The second part of the trial for operation Lince has taken place yesterday in Cagliari. Exactly two years after the closure of the investigation, the Judge for Preliminary Hearings accepted prosecutor Guido Pani’s requests relating to 43 of the accused, whereas 2 of them were granted temporary suspension. Despite the inconsistency of the evidence and the tenuousness of the charges, the trial will go ahead with the charge of 270bis for five comrades and with the aggravating circumstance for another twenty, while the others have been charged with minor offences.
In recent years prosecutors all over the Italian State have been amusing themselves notifying crimes of association: more or less eccentric theorems raining down here and there, imposing custodial measures, searches and so on. Luckily in the majority of cases the prosecutors’ eccentric theories have clashed with investigating judges who weren’t inclined to believe their stories, therefore dropped the crimes of association. This was not the case here and we’ll come to terms with it. But a design that wants extreme criminalization for any minimally organized and determined form of dissent is becoming clearer and clearer.

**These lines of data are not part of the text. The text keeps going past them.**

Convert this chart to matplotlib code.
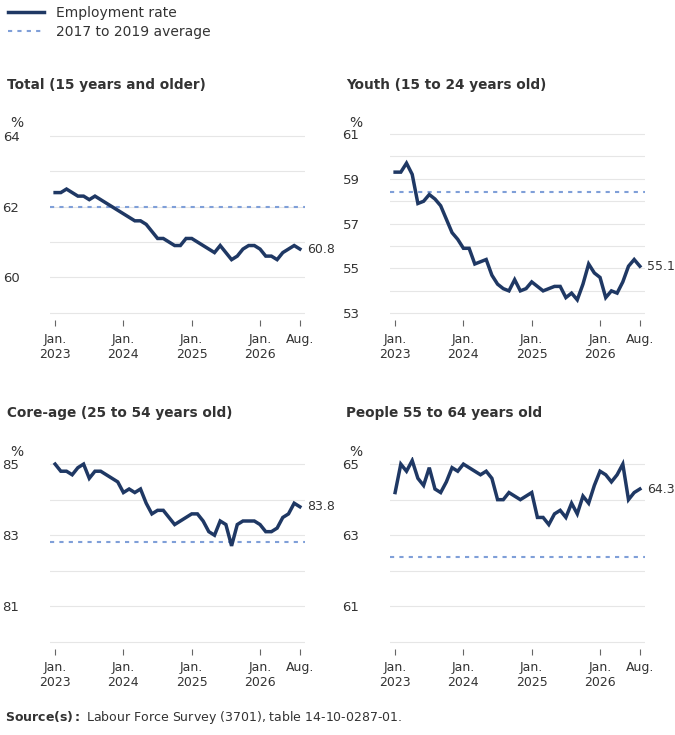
import matplotlib
matplotlib.use("Agg")
import matplotlib.pyplot as plt
from matplotlib.lines import Line2D

titles = ["Total (15 years and older)", "Youth (15 to 24 years old)",
          "Core-age (25 to 54 years old)", "People 55 to 64 years old"]
total = [62.4,62.4,62.5,62.4,62.3,62.3,62.2,62.3,62.2,62.1,62.0,61.9,
         61.8,61.7,61.6,61.6,61.5,61.3,61.1,61.1,61.0,60.9,60.9,61.1,
         61.1,61.0,60.9,60.8,60.7,60.9,60.7,60.5,60.6,60.8,60.9,60.9,
         60.8,60.6,60.6,60.5,60.7,60.8,60.9,60.8]
youth = [59.3,59.3,59.7,59.2,57.9,58.0,58.3,58.1,57.8,57.2,56.6,56.3,
         55.9,55.9,55.2,55.3,55.4,54.7,54.3,54.1,54.0,54.5,54.0,54.1,
         54.4,54.2,54.0,54.1,54.2,54.2,53.7,53.9,53.6,54.3,55.2,54.8,
         54.6,53.7,54.0,53.9,54.4,55.1,55.4,55.1]
core = [85.0,84.8,84.8,84.7,84.9,85.0,84.6,84.8,84.8,84.7,84.6,84.5,
        84.2,84.3,84.2,84.3,83.9,83.6,83.7,83.7,83.5,83.3,83.4,83.5,
        83.6,83.6,83.4,83.1,83.0,83.4,83.3,82.7,83.3,83.4,83.4,83.4,
        83.3,83.1,83.1,83.2,83.5,83.6,83.9,83.8]
older = [64.2,65.0,64.8,65.1,64.6,64.4,64.9,64.3,64.2,64.5,64.9,64.8,
         65.0,64.9,64.8,64.7,64.8,64.6,64.0,64.0,64.2,64.1,64.0,64.1,
         64.2,63.5,63.5,63.3,63.6,63.7,63.5,63.9,63.6,64.1,63.9,64.4,
         64.8,64.7,64.5,64.7,65.0,64.0,64.2,64.3]
averages = [62.0, 58.4, 82.8, 62.4]
series = [total, youth, core, older]
ylims = [(58.79, 64.23), (52.7, 61.27), (79.8, 85.2), (59.8, 65.2)]
yticks = [[60, 62, 64], [53, 55, 57, 59, 61], [81, 83, 85], [61, 63, 65]]
ygrid = [[59, 60, 61, 62, 63, 64], list(range(53, 62)), [80, 81, 82, 83, 84, 85], [60, 61, 62, 63, 64, 65]]
xtick_pos = [0, 12, 24, 36, 43]
xtick_labels = ["Jan.\n2023", "Jan.\n2024", "Jan.\n2025", "Jan.\n2026", "Aug."]

W, H = 675, 735
fig = plt.figure(figsize=(6.75, 7.35), dpi=100)
navy = "#1f3864"
avgc = "#7f9fd8"
txt = "#333333"

boxes = [(50, 128), (390, 128), (50, 457), (390, 457)]
tpos = [(7, 85), (346, 85), (7, 413), (346, 413)]
for i in range(4):
    x0, ytop = boxes[i]
    ax = fig.add_axes([x0 / W, 1 - (ytop + 192) / H, 255 / W, 192 / H])
    ys = series[i]
    xs = list(range(len(ys)))
    for g in ygrid[i]:
        ax.axhline(g, color="#e6e6e6", lw=0.8, zorder=0)
    ax.axhline(averages[i], color=avgc, lw=1.5, ls=(0, (2, 2.5)), zorder=1)
    ax.plot(xs, ys, color=navy, lw=2.5, zorder=3, solid_joinstyle="miter")
    ax.text(xs[-1] + 1.3, ys[-1], f"{ys[-1]:.1f}", va="center", ha="left", fontsize=9, color=txt)
    ax.set_xlim(-0.9, 43.9)
    ax.set_ylim(*ylims[i])
    ax.set_yticks(yticks[i])
    ax.set_xticks(xtick_pos)
    ax.set_xticklabels(xtick_labels, fontsize=9, color=txt)
    ax.tick_params(axis="y", length=0, labelsize=9.5, labelcolor=txt, pad=22)
    ax.tick_params(axis="x", length=4, color="#666666", pad=5)
    for s in ax.spines.values():
        s.set_visible(False)
    ax.set_facecolor("none")
    fig.text(tpos[i][0] / W, 1 - tpos[i][1] / H, titles[i], fontsize=9.8, fontweight="bold",
             color=txt, va="center", ha="left")
    fig.text((tpos[i][0] + 3) / W, 1 - (ytop - 5) / H, "%", fontsize=10, color=txt, va="center")

handles = [Line2D([], [], color=navy, lw=2.5),
           Line2D([], [], color=avgc, lw=1.5, ls=(0, (2, 2.5)))]
fig.legend(handles, ["Employment rate", "2017 to 2019 average"], loc="upper left",
           bbox_to_anchor=(0.0, 1.003), frameon=False, fontsize=10, handlelength=2.6,
           labelcolor=txt, borderaxespad=0.2, labelspacing=0.35)
fig.text(5 / W, 1 - 718 / H, r"$\bf{Source(s):}$ Labour Force Survey (3701), table 14-10-0287-01.",
         fontsize=9, color=txt, va="center")
fig.savefig("out.png", dpi=100)
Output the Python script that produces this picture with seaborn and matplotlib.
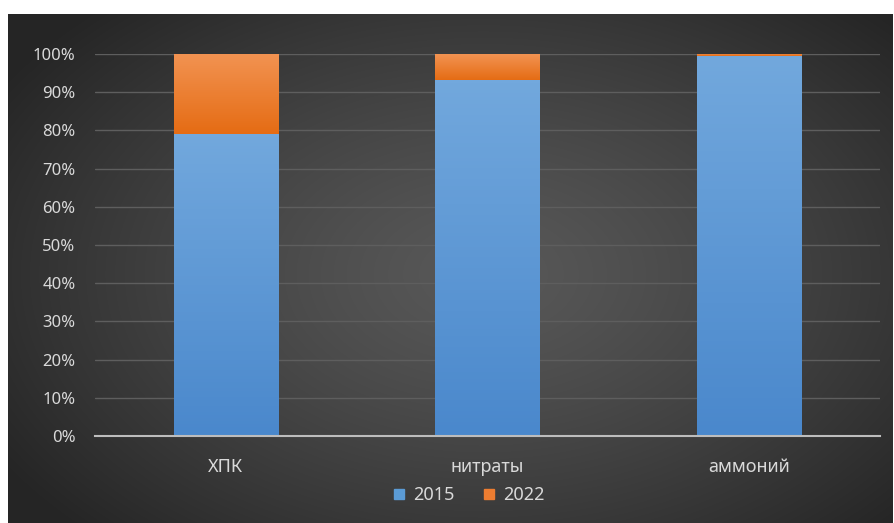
import numpy as np
import pandas as pd
import matplotlib
matplotlib.use("Agg")
import matplotlib.pyplot as plt
from matplotlib.lines import Line2D
import seaborn as sns

categories = ["ХПК", "нитраты", "аммоний"]
share_2015 = [79.0, 93.3, 99.4]
share_2022 = [21.0, 6.7, 0.6]
years = ["2015", "2022"]
yticks = list(range(0, 101, 10))

df = pd.DataFrame({"category": categories, "y2015": share_2015, "y2022": share_2022})
df["total"] = df["y2015"] + df["y2022"]

sns.set_style("dark")
plt.rcParams["font.family"] = ["Noto Sans", "DejaVu Sans"]

fig = plt.figure(figsize=(8.94, 5.23), dpi=100, facecolor="white")

# dark panel with radial gradient
bg = fig.add_axes([8 / 894, 0, 885 / 894, 509 / 523], zorder=0)
h, w = 509, 885
yy, xx = np.mgrid[0:h, 0:w]
r = np.sqrt(((xx - 475) / 560.0) ** 2 + ((yy - 260) / 360.0) ** 2)
r = np.clip(r, 0, 1) ** 1.3
c0, c1 = 0x58 / 255, 0x26 / 255
img = c0 + (c1 - c0) * r
bg.imshow(np.dstack([img, img, img]), aspect="auto", extent=[0, 1, 0, 1])
bg.set_axis_off()

ax = fig.add_axes([95 / 894, 1 - 436 / 523, 785 / 894, (436 - 54) / 523], zorder=1)
ax.patch.set_alpha(0)

sns.barplot(data=df, x="category", y="total", color="#ed7d31", width=0.4,
            saturation=1, ax=ax, zorder=3, edgecolor="none", linewidth=0)
sns.barplot(data=df, x="category", y="y2015", color="#5b9bd5", width=0.4,
            saturation=1, ax=ax, zorder=3, edgecolor="none", linewidth=0)

# gradient fills on bars
def shade(patch, lo, hi, top_col, bot_col):
    x0 = patch.get_x()
    x1 = x0 + patch.get_width()
    t = np.linspace(1, 0, 100)[:, None]
    a = np.array(matplotlib.colors.to_rgb(top_col))
    b = np.array(matplotlib.colors.to_rgb(bot_col))
    g = b + (a - b) * t
    g = np.repeat(g[:, None, :], 2, axis=1).reshape(100, 2, 3)
    im = ax.imshow(g, extent=[x0, x1, lo, hi], aspect="auto", zorder=patch.get_zorder() + 0.1)
    im.set_clip_path(patch)

for i, p in enumerate(ax.containers[0]):
    shade(p, df["y2015"][i], df["total"][i], "#f29352", "#e56c14")
for i, p in enumerate(ax.containers[1]):
    shade(p, 0, df["y2015"][i], "#72a8dd", "#4a88cc")

ax.set_xlim(-0.5, 2.5)
ax.set_ylim(0, 100)
ax.set_yticks(yticks)
ax.set_yticklabels([f"{v}%" for v in yticks])
ax.set_xlabel("")
ax.set_ylabel("")
ax.grid(axis="y", color="#5e5e5e", lw=1, zorder=0)
ax.grid(axis="x", visible=False)
for s in ["top", "right", "left"]:
    ax.spines[s].set_visible(False)
ax.spines["bottom"].set_color("#bdbdbd")
ax.spines["bottom"].set_linewidth(1.5)
ax.spines["bottom"].set_zorder(4)
ax.tick_params(axis="y", colors="#d9d9d9", labelsize=12, length=0, pad=14)
ax.tick_params(axis="x", colors="#d9d9d9", labelsize=13, length=0, pad=16)
ax.set_xlim(-0.5, 2.5)

handles = [Line2D([], [], marker="s", ls="", color=c, markersize=7.5)
           for c in ["#5b9bd5", "#ed7d31"]]
fig.legend(handles, years, loc="center", bbox_to_anchor=(463 / 894, 1 - 495 / 523),
           ncol=2, frameon=False, fontsize=13, labelcolor="#d9d9d9",
           handletextpad=-0.2, columnspacing=0.9)

fig.savefig("out.png", dpi=100, facecolor="white")
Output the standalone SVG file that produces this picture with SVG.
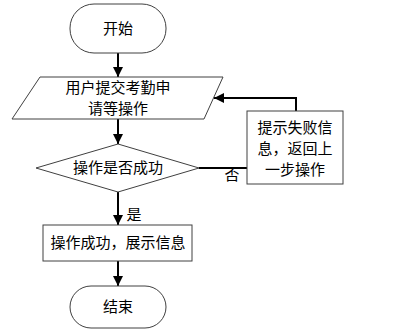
<svg xmlns="http://www.w3.org/2000/svg" width="393" height="336" viewBox="0 0 393 336">
<style>
.shape{fill:#fff;stroke:#404040;stroke-width:1}
.t{font-family:"Liberation Sans","Noto Sans CJK SC",sans-serif;font-size:15px;fill:#000;text-anchor:middle}
.c{fill:none;stroke:#000;stroke-width:2}
</style>
<defs>
<marker id="ah" viewBox="0 0 10 10" refX="10" refY="5" markerWidth="5" markerHeight="5" orient="auto" markerUnits="strokeWidth">
<path d="M0,0 L10,5 L0,10 Z" fill="#000"/>
</marker>
</defs>
<g id="connectors">
<line class="c" x1="118" y1="53" x2="118" y2="77" marker-end="url(#ah)"/>
<line class="c" x1="118" y1="119" x2="118" y2="144" marker-end="url(#ah)"/>
<line class="c" x1="199" y1="168" x2="247" y2="168"/>
<polyline class="c" points="296,111 296,98 214,98" marker-end="url(#ah)"/>
<line class="c" x1="118" y1="192" x2="118" y2="225" marker-end="url(#ah)"/>
<line class="c" x1="118" y1="261" x2="118" y2="286" marker-end="url(#ah)"/>
<text class="t" x="232" y="180">否</text>
<text class="t" x="134" y="220">是</text>
</g>
<g id="start">
<rect class="shape" x="70" y="4" width="96" height="49" rx="24" ry="24"/>
<text class="t" x="118" y="34">开始</text>
</g>
<g id="input">
<polygon class="shape" points="40,77 223,77 204,119 12,119"/>
<text class="t" x="118" y="93">用户提交考勤申</text>
<text class="t" x="118" y="114">请等操作</text>
</g>
<g id="decision">
<polygon class="shape" points="118,144 199,168 118,192 36,168"/>
<text class="t" x="118" y="173">操作是否成功</text>
</g>
<g id="fail">
<rect class="shape" x="247" y="111" width="96" height="73"/>
<text class="t" x="295" y="133">提示失败信</text>
<text class="t" x="295" y="154">息，返回上</text>
<text class="t" x="295" y="175">一步操作</text>
</g>
<g id="success">
<rect class="shape" x="43" y="225" width="149" height="36"/>
<text class="t" x="118" y="248">操作成功，展示信息</text>
</g>
<g id="end">
<rect class="shape" x="70" y="286" width="96" height="42" rx="21" ry="21"/>
<text class="t" x="118" y="312">结束</text>
</g>
</svg>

However, in this gloomy day in Cagliari, we want to share a few considerations: first of all the pleasure of finding ourselves outside the court again, at least two hundred of us in support of those on trial and the struggle; the fact that we should never trust judges and the like because they have no scruples in going against their own laws, and therefore the fact of keeping up our optimism, not in respect of courtrooms but of the streets where we want to struggle; the fact that probably the investigating judge’s choice is also imbued with the concern that spread among the uniformed and non-uniformed death-dealers between 2014 and 2017, when they suffered attacks and disturbances from all sides without understanding who these people were who, with cutters or banners, night or day, in many or a few, were sabotaging military activity in all its forms; the fact that in the face of those who put us on trial for terrorism because we have struggled to free our land from one of the worst possible forms of oppression, our response can only be that of resuming the struggle with more strength and tenacity.
Yesterday for the umpteenth time the Italian State demonstrated exactly what it is. For us the only thing left to do is to start again, without forgetting anything, from this Sunday September 19 on the top of mount Limbara to “reclaim it from the war”.